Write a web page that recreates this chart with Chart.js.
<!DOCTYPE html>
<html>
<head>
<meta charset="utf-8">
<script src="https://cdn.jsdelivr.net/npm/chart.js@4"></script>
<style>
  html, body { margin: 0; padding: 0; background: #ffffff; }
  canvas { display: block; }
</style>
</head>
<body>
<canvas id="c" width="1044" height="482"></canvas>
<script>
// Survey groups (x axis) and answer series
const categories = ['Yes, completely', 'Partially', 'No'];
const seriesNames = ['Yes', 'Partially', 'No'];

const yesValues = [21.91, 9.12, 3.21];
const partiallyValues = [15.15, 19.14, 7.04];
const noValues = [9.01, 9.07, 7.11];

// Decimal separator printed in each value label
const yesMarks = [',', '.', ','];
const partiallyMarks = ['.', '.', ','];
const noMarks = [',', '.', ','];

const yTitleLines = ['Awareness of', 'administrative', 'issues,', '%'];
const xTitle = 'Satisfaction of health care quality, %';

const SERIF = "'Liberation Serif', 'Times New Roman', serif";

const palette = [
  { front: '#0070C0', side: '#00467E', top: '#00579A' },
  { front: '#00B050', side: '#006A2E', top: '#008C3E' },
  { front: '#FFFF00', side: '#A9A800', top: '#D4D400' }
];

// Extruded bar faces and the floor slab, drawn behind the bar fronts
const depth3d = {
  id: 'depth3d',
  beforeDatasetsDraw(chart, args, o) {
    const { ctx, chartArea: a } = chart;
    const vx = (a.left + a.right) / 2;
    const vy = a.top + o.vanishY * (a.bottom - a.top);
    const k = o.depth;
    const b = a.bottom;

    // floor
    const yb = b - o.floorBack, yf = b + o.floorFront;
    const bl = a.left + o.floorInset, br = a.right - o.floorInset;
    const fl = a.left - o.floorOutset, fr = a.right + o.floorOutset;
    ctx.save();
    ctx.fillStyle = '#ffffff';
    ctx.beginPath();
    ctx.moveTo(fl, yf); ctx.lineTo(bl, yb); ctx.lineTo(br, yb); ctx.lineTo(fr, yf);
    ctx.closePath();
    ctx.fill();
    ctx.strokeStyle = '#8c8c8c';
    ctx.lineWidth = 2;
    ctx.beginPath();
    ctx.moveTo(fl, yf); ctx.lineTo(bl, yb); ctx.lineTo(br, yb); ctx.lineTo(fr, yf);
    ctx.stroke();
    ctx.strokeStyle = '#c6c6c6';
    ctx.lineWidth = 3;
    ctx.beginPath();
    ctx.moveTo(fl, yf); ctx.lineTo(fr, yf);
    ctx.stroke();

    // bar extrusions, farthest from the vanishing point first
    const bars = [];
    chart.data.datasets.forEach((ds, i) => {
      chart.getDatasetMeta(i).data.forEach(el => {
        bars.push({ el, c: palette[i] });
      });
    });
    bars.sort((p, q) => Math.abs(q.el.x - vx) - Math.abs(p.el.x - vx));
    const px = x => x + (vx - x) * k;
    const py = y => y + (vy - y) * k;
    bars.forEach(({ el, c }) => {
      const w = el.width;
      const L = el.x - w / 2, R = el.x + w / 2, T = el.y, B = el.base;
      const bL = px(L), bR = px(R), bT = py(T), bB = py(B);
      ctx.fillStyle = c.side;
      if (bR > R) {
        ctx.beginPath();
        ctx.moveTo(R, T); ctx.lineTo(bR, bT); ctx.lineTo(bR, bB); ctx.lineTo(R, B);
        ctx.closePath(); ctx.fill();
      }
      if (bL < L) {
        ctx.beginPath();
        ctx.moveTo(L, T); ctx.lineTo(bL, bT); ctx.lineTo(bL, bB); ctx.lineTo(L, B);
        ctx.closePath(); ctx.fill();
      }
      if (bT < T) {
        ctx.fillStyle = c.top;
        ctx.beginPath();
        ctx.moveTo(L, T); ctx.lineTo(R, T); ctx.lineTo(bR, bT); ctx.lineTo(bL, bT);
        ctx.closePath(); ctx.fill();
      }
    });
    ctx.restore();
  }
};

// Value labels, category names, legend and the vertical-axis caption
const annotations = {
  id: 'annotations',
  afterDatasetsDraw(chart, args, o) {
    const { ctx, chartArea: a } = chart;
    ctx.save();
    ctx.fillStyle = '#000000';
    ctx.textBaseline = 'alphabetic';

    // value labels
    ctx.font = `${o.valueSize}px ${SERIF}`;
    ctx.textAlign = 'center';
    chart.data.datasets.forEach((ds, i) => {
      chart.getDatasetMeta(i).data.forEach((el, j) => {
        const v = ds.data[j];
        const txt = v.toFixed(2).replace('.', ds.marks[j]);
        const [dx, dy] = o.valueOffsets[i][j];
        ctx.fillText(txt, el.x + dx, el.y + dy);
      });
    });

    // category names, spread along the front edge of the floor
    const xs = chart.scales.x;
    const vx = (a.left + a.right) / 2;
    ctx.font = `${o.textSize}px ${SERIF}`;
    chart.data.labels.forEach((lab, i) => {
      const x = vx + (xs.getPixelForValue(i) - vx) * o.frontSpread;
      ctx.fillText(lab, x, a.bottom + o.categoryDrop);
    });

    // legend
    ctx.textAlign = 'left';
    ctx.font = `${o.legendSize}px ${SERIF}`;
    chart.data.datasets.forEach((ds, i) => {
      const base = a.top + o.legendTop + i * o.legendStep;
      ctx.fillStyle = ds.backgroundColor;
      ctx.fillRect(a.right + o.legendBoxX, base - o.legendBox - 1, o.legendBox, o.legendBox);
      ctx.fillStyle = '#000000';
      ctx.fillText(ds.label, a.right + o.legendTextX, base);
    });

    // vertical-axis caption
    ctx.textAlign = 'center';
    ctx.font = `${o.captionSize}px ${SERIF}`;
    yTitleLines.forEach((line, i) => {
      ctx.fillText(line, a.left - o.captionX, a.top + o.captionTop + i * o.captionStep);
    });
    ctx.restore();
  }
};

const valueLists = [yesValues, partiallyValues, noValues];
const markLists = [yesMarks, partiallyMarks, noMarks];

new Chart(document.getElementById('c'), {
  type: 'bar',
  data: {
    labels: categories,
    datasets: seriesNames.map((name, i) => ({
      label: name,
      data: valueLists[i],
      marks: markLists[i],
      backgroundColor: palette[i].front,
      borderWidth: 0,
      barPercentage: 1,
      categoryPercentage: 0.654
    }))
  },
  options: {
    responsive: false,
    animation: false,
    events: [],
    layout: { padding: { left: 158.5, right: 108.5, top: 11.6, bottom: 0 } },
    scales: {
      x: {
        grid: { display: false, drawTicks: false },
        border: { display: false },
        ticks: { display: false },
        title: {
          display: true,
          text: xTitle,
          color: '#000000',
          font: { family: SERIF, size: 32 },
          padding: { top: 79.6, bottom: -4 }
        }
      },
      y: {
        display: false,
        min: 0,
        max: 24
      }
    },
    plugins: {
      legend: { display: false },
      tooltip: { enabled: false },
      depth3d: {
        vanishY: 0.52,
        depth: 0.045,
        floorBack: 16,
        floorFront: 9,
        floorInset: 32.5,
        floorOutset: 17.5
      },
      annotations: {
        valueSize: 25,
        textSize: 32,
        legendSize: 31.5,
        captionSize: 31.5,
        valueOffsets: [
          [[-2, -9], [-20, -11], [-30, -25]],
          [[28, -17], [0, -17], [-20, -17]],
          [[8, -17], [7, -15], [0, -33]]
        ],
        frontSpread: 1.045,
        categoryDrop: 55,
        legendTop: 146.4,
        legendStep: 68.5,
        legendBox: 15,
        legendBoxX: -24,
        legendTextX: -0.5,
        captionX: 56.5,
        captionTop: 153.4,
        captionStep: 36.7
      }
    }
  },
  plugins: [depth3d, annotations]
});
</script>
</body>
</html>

===============

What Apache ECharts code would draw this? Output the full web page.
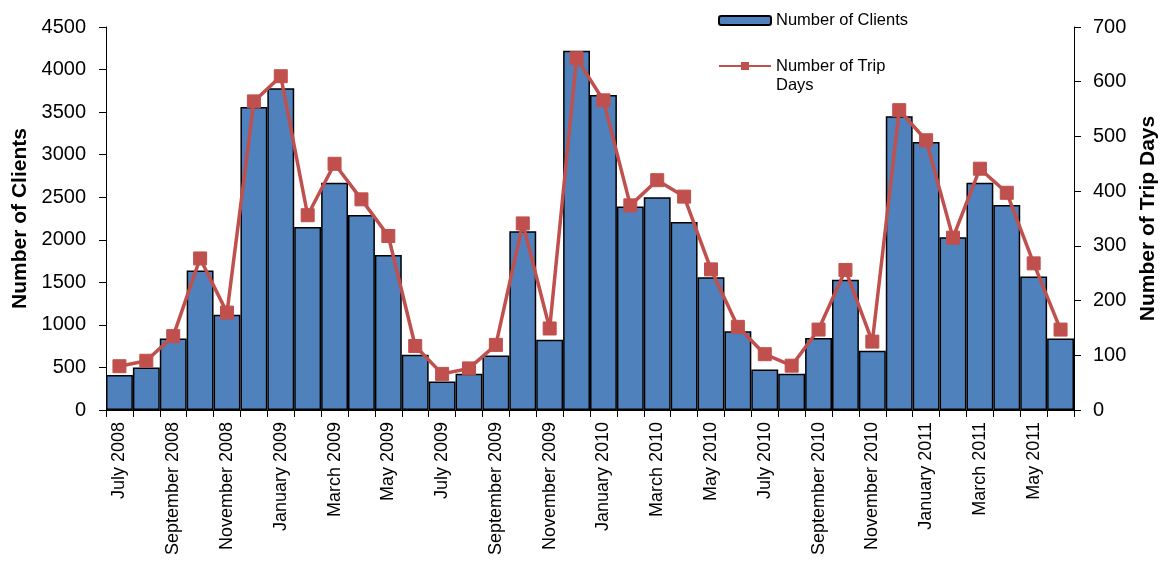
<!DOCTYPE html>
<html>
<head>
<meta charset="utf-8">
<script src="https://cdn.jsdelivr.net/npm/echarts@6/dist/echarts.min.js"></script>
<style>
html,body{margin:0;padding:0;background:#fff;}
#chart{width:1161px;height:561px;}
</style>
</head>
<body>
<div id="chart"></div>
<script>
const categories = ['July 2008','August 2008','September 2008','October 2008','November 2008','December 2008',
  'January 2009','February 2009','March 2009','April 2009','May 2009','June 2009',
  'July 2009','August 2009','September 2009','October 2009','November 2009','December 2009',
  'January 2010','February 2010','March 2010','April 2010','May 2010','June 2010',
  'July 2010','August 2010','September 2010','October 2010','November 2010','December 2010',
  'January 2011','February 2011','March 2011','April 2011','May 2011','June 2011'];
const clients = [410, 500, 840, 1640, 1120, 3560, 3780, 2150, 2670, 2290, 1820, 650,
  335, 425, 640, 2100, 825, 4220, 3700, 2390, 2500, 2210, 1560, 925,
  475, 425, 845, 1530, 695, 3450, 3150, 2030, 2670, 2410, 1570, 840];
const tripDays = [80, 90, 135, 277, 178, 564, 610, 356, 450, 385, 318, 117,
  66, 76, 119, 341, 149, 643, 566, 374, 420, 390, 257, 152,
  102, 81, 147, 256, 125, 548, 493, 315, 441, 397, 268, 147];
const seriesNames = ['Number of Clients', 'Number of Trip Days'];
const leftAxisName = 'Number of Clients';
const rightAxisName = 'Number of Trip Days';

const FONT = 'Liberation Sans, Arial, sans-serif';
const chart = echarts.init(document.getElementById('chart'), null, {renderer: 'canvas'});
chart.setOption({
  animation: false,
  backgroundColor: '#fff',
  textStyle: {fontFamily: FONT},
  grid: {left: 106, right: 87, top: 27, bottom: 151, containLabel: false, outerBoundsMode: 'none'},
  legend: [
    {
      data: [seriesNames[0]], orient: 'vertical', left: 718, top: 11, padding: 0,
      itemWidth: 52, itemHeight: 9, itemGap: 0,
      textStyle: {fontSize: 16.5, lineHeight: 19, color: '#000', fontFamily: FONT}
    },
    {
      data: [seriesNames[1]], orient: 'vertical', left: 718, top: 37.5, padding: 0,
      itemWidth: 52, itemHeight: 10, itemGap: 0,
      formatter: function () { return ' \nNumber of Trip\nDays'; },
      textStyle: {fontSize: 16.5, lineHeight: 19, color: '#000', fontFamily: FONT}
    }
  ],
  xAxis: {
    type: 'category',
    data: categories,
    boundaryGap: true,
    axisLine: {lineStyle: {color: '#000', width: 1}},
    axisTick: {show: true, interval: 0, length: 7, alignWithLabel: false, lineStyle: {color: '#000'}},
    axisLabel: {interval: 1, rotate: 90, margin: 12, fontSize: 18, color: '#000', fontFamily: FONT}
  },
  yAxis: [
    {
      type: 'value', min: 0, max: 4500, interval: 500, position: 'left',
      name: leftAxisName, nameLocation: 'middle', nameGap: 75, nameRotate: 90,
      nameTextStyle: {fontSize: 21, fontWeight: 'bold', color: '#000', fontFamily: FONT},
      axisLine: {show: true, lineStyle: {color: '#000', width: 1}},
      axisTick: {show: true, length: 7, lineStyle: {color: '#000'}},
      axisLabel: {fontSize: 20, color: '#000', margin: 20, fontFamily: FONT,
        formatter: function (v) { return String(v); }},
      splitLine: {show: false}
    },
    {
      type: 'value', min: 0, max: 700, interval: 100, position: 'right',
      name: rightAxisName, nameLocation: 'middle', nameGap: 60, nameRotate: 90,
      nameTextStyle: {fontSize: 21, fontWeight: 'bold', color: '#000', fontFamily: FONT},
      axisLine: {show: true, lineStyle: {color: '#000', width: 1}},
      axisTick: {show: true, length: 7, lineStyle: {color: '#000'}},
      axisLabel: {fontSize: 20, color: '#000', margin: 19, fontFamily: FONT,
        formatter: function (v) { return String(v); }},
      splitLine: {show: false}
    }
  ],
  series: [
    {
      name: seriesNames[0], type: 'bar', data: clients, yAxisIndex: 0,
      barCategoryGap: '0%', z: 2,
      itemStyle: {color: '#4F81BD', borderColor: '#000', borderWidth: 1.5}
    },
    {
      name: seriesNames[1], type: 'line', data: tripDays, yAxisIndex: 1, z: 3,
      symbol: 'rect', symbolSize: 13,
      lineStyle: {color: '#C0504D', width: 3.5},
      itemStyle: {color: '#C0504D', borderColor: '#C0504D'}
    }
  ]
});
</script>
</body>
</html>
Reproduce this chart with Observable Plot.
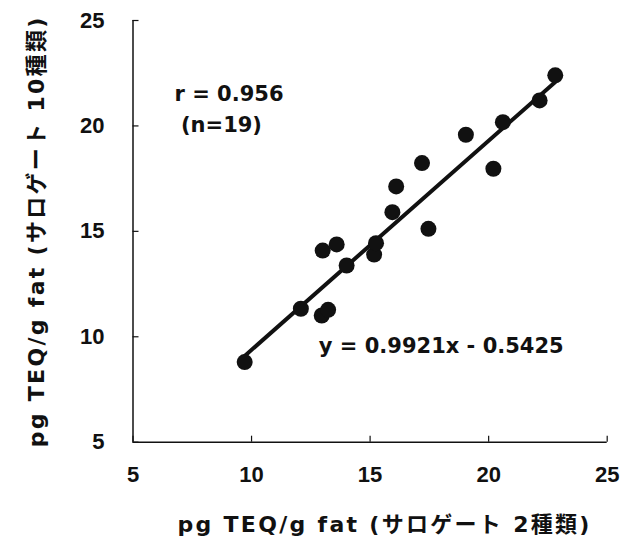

===============

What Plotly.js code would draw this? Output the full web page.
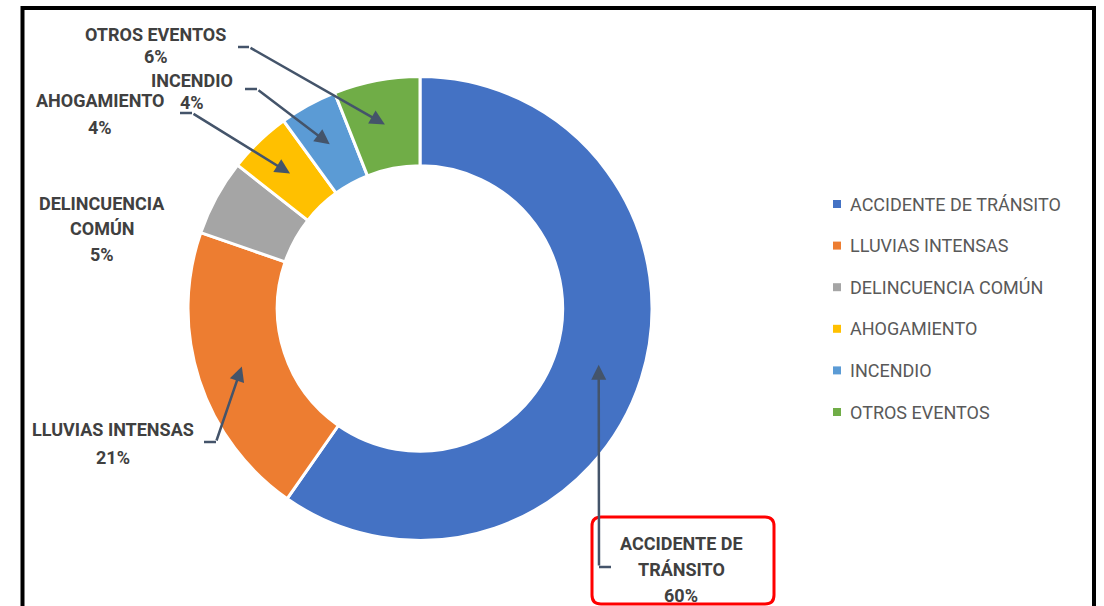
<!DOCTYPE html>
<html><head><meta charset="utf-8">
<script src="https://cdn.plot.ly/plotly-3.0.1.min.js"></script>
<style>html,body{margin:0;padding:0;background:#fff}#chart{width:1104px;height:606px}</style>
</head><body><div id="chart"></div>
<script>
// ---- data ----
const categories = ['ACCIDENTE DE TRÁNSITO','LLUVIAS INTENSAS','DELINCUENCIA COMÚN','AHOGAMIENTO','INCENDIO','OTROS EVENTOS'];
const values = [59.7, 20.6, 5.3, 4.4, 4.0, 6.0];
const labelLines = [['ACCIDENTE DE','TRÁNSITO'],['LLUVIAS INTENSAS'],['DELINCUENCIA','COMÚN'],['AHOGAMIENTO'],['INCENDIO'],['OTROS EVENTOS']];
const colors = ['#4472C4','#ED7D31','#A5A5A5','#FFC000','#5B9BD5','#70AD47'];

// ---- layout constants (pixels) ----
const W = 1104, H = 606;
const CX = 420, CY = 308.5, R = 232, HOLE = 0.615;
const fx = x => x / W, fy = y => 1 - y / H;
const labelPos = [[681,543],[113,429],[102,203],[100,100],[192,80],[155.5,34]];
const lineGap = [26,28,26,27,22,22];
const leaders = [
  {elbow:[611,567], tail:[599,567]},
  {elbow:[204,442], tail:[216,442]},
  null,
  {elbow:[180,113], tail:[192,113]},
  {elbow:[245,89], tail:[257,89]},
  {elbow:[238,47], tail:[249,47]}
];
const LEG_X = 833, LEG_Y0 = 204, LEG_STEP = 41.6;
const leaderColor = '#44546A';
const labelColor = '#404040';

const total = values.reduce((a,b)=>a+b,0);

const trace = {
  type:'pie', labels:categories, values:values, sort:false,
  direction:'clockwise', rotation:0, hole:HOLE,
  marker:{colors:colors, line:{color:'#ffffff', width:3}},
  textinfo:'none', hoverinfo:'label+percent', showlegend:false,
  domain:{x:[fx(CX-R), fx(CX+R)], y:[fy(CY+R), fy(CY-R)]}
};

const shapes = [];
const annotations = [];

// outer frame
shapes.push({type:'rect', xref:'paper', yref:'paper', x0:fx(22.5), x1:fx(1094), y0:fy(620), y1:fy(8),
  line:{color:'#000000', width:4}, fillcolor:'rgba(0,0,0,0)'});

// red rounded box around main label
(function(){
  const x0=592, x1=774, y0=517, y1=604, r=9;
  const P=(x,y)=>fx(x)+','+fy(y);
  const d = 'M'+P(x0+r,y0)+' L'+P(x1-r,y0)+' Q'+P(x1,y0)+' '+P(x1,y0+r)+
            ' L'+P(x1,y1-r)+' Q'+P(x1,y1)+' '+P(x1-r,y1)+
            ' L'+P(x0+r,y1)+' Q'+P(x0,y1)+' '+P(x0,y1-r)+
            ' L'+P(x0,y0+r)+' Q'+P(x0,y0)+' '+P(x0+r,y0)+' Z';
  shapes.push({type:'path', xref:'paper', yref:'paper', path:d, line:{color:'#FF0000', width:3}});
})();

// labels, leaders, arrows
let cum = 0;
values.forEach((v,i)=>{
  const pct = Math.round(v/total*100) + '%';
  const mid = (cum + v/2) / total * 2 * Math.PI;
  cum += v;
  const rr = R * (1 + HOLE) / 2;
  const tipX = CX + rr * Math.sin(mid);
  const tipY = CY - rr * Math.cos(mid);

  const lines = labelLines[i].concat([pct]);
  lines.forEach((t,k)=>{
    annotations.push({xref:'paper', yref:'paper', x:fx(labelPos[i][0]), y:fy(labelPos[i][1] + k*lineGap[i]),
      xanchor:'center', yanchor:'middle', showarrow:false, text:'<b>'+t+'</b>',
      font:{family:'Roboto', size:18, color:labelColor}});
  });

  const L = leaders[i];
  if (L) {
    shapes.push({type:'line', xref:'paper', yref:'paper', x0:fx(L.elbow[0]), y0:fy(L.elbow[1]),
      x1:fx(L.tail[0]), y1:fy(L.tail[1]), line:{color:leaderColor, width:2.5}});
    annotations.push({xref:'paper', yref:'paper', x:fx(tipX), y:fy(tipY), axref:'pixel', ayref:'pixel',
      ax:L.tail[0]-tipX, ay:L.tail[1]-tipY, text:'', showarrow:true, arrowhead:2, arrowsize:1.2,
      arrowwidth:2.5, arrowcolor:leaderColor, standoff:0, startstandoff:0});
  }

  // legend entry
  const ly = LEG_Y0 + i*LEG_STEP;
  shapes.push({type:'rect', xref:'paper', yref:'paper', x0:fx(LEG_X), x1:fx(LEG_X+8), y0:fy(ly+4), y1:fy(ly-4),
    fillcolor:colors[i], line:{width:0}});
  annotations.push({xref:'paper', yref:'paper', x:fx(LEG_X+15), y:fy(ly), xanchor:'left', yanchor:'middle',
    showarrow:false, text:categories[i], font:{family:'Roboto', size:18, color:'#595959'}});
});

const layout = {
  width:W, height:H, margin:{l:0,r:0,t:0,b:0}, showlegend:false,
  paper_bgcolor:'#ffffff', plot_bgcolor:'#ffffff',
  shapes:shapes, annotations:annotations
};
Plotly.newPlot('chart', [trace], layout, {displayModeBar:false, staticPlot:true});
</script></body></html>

===============

◆ WHAT IS REQUIRED ◆
Exactly and exclusively, reproduce the lines that start at the line containing "Write a web" and end at the line containing "const noMarks = [',', '.', ','];", inclusive of both.

◆ THE OUTPUT ◆
Write a web page that recreates this chart with Chart.js.
<!DOCTYPE html>
<html>
<head>
<meta charset="utf-8">
<script src="https://cdn.jsdelivr.net/npm/chart.js@4"></script>
<style>
  html, body { margin: 0; padding: 0; background: #ffffff; }
  canvas { display: block; }
</style>
</head>
<body>
<canvas id="c" width="1044" height="482"></canvas>
<script>
// Survey groups (x axis) and answer series
const categories = ['Yes, completely', 'Partially', 'No'];
const seriesNames = ['Yes', 'Partially', 'No'];

const yesValues = [21.91, 9.12, 3.21];
const partiallyValues = [15.15, 19.14, 7.04];
const noValues = [9.01, 9.07, 7.11];

// Decimal separator printed in each value label
const yesMarks = [',', '.', ','];
const partiallyMarks = ['.', '.', ','];
const noMarks = [',', '.', ','];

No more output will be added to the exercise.